Who is deciding now, and what it means for Los Alamos
The main decisions now sit with federal permitting and court processes, not with local governments alone. The Bureau of Land Management’s project materials, the federal permitting dashboard and related environmental review documents frame the route as a major multi-state undertaking under FAST-41, which means the federal government has treated it as a high-priority infrastructure project. Pattern Energy is driving the buildout, while federal agencies continue to manage the land, permitting and legal exposure.
For Los Alamos County, the immediate concern is precedent. If the courts and agencies allow a line of this scale to move across sensitive tribal and federal landscapes with the current approvals intact, that outcome can shape how future projects are handled near the lab, in White Rock Canyon and across the broader federal land network in northern New Mexico. The direct local effect is less about a single SunZia tower at LANL and more about whether the rules for crossing security-linked land are becoming easier to bend.
What to watch as the project advances
SunZia is already deep into construction, and the workforce numbers show how large the operation has become. Project materials have cited roughly 2,000 workers at peak construction, including about 500 on the transmission line and 1,500 on the wind farms.

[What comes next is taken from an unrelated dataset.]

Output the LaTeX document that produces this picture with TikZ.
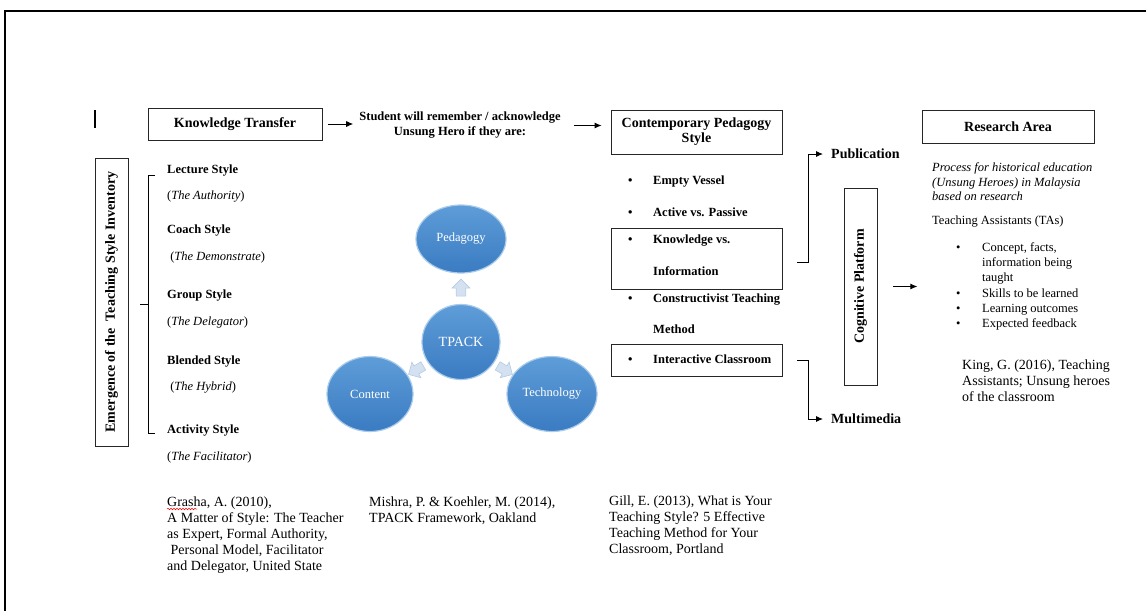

That scale means the project is not a concept on paper, but a physical buildout that is reshaping land use decisions now.
- whether the Ninth Circuit litigation changes federal approvals or consultation requirements
- whether the SunZia corridor influences future transmission or fiber routes near DOE-managed land
- whether New Mexico’s support for the project becomes a broader precedent for energy infrastructure near national-security sites
- whether agencies treat tribal consultation and cultural resource protection as central to future corridor planning
For Los Alamos readers, the most important markers are straightforward:
New Mexico has spent more than 80 years living with the world created at Los Alamos and Sandia. SunZia is now testing how that legacy interacts with the state’s clean-energy ambitions, and the answer will help define how sovereignty, security and infrastructure are balanced across the region for years to come.